I had this exact same problem when I was trying to learn to clear a mask, and it was due to reading the instructions and following them precisely.
The problem is one of anatomy. When you look at a person's face, it looks as though their nostrils go upward along the length of the nose, but it isn't so. The air passages actually go straight back into the face, and then curve down and intersect the mouth and throat. If you are kneeling in the water with no mask on AND you are not breathing out through your nose, it is easy for water to run along the base of the nasopharynx and down into your throat. If you tilt your head back from a normal, upright kneeling position, it makes it even easier.

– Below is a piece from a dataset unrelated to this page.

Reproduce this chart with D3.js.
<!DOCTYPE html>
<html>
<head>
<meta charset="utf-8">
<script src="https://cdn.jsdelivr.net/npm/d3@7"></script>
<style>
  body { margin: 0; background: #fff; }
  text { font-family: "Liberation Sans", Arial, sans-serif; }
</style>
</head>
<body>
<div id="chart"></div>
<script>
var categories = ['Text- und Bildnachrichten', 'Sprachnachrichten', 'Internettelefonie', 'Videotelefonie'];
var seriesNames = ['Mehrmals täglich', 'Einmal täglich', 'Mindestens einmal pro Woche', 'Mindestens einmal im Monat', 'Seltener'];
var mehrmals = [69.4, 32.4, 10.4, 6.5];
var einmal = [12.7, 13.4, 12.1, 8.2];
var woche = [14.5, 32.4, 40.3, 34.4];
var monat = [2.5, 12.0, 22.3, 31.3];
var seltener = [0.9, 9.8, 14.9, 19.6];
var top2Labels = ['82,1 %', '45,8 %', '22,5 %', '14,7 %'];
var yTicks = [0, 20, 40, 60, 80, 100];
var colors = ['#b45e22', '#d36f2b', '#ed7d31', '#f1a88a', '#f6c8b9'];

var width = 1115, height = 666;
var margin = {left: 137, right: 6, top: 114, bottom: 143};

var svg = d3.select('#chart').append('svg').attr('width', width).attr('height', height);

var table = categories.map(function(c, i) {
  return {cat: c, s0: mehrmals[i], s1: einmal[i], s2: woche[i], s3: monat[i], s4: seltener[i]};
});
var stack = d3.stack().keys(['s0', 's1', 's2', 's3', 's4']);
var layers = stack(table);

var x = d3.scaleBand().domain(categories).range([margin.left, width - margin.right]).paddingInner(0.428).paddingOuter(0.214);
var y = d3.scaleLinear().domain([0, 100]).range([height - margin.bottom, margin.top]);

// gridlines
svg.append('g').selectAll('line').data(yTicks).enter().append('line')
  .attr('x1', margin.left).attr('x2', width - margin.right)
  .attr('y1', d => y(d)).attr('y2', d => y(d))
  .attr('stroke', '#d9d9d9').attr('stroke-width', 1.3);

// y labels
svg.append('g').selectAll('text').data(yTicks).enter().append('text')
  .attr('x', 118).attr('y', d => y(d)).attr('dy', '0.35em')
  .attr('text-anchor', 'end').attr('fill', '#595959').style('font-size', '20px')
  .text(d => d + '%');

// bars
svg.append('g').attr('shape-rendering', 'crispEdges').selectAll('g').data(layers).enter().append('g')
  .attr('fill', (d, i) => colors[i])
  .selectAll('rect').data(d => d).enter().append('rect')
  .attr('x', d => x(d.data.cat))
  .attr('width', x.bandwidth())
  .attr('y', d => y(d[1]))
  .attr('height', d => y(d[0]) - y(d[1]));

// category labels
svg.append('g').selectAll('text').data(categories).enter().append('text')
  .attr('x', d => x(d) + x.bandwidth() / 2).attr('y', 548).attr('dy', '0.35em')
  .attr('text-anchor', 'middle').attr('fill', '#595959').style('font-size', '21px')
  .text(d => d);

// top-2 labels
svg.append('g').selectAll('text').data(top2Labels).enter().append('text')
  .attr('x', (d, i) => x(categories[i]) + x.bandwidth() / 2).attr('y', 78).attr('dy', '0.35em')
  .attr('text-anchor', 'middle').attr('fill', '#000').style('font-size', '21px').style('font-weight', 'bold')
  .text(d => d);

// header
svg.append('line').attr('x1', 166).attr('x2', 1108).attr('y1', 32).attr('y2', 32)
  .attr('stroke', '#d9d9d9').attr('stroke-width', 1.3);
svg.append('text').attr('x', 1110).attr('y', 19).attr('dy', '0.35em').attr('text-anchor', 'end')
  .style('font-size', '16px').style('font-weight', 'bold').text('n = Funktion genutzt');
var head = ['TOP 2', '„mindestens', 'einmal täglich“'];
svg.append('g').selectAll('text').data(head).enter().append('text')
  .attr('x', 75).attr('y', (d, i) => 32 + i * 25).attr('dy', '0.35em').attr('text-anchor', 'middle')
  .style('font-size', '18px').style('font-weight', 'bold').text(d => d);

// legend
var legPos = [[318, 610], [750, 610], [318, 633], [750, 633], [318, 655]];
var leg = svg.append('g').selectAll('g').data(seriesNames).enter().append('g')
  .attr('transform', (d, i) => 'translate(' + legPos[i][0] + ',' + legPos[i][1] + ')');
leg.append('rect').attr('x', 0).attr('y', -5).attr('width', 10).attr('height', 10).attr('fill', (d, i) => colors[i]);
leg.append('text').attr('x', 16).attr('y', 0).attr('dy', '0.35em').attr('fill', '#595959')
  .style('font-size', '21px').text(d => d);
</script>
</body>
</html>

The head tilt instruction is designed for a person in a normal DIVING position, i.e. close to horizontal. In that position, if you are looking down toward the bottom, the lowest point in your mask may be the lenses. In order to get the bottom border of the mask to be the lowest point (where the water will go when you fill the mask with air) you have to tilt your head back. It is NOT at all necessary to do this when kneeling!
A couple of other points: The volume of air it takes to empty a mask of water is FAR less than the air you take in in a single, normal breath. You don't have to use a whole lungful to clear that mask! You also don't have to blow HARD; it's the air that does the work, not the force. You can trickle air into the mask, and it will accomplish the same thing. (These points are even more important when you have to do this while actually diving; the instinct is to take a big, deep breath and WHOOSH to clear the mask, but this actually screws up your buoyancy, which is a bigger problem than water in the mask!)